27 Apr 2018

National: petrol car levy will hurt the poor

5:11 pm on 27 April 2018

The government has been warned that it will be the poor who will bear the brunt of any levy placed on imported petrol vehicles.

Transport Minister Simon Bridges announced a package in May last year to encourage a widespread switch to electric cars.

Transport Minister Simon Bridges announced a package in May last year to encourage a widespread switch to electric cars. Photo: 123RF

The government is weighing up the levy at the moment and Climate Change Minister James Shaw said it could be used to help offset the cost of electric vehicles and mitigate New Zealand's emissions.

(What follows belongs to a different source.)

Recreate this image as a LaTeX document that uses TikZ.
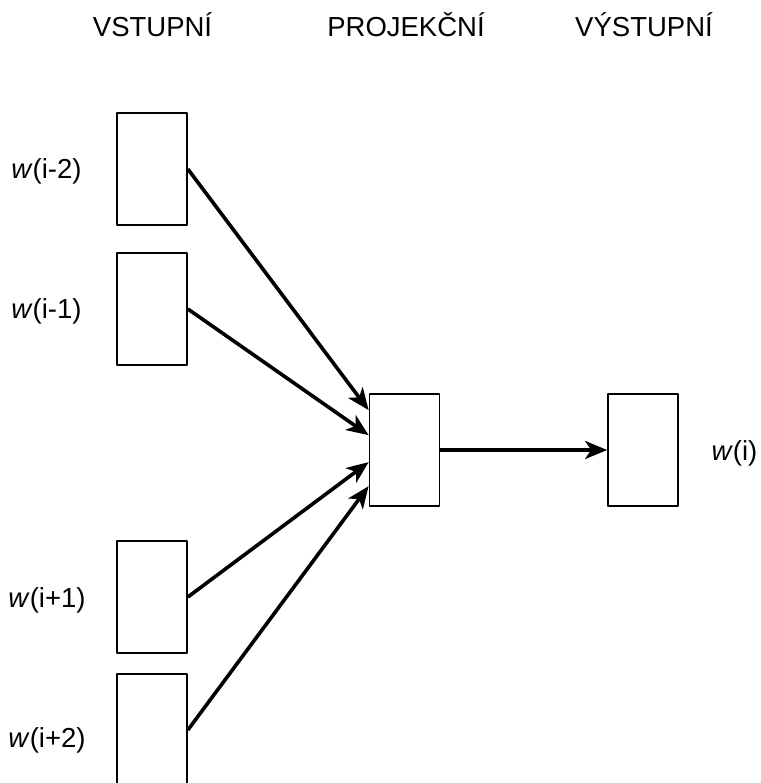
\documentclass[tikz,border=0pt]{standalone}
\usepackage{fontspec}
\setmainfont{Liberation Sans}
\usetikzlibrary{arrows.meta,positioning}

\begin{document}
\begin{tikzpicture}[x=1pt,y=-1pt,line join=round,
  box/.style={draw,line width=1.7pt,minimum width=70pt,minimum height=112pt,inner sep=0pt},
  lbl/.style={font=\fontsize{27.5}{32}\selectfont,anchor=base,inner sep=0pt},
  conn/.style={line width=3.6pt,-{Stealth[length=22pt,width=18pt,inset=6pt]}}]
\useasboundingbox (0,0) rectangle (760,783);
\node[lbl] (hin) at (152.5,37) {VSTUPNÍ};
\node[lbl] (hproj) at (406,37) {PROJEKČNÍ};
\node[lbl] (hout) at (644,37) {VÝSTUPNÍ};
\node[box] (in1) at (152,169) {};
\node[box] (in2) at (152,309) {};
\node[box] (in3) at (152,597) {};
\node[box] (in4) at (152,730) {};
\node[box] (proj) at (404.5,450) {};
\node[box] (out) at (643,450) {};
\node[lbl] (lin1) at (46.5,179) {\textit{w}(i-2)};
\node[lbl] (lin2) at (46.5,318) {\textit{w}(i-1)};
\node[lbl] (lin3) at (47,607) {\textit{w}(i+1)};
\node[lbl] (lin4) at (47,747) {\textit{w}(i+2)};
\node[lbl] (lout) at (734.5,460) {\textit{w}(i)};
\draw[conn](in1.east)--([yshift=-17pt]proj.north west);
\draw[conn](in2.east)--([yshift=-42pt]proj.north west);
\draw[conn](in3.east)--([yshift=-69pt]proj.north west);
\draw[conn](in4.east)--([yshift=-93pt]proj.north west);
\draw[conn](proj.east)--(out.west);
\end{tikzpicture}
\end{document}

"You know what we all know right, is that electric vehicles are a lot cheaper to run because they are roughly about a third of the price per kilometre for the electricity cost versus petrol.

"They're a lot cheaper to maintain because they have fewer moving parts, but the up-front cost of the vehicle is prohibitive," Mr Shaw told RNZ.

Under the proposed freebate scheme, vehicle importers would pay a fee for bringing in a fossil fuel car, or receive a rebate for an electric or low emission vehicle.

But National's transport spokesperson Jami-Lee Ross said the proposed levy would hit people at the lower end of the socio-economic spectrum hard.

"It would effectively be a tax on the poor, you'd see the poorest New Zealanders who are purchasing second-hand Japanese imports having to pay the levy which would go towards subsidising electric vehicles for those who are more likely to be wealthier - and more likely to be able to purchase an electric vehicle."

Mr Ross said instead of the levy the government should be following National's lead on electric vehicles.

"I'd encourage this government to continue with what National did by exempting road-user charges, I'd encourage them to continue to purchase more electric vehicles as a government, so the government fleet is full of more electric vehicles."

And ACT's leader David Seymour said a levy would be going too far.

Electric vehicles were already massively subsidised because they didn't pay petrol tax and they also received preferential treatment in high occupancy vehicle lanes, he said.

Mr Seymour said if these initiatives hadn't already got people driving electric cars, it may be a sign it's wiser to wait for the technology to advance and their range to improve.

Energy and Resources Minister Megan Woods recently bought an electric vehicle herself and said charging stations were being rolled out across the country so drivers didn't get caught short.

"We're at a point obviously within our main cities where people can very comfortably use an EV, they can charge it at home, they can do their daily travels and go home and charge it again.

"Where the challenge is coming is where people need to drive between cities and that's why EECA (Energy Efficiency and Conservation Authority) has a focus on making sure that we have that spread of charging infrastructure around the country."

As of February, there were 124 public fast charging stations across New Zealand.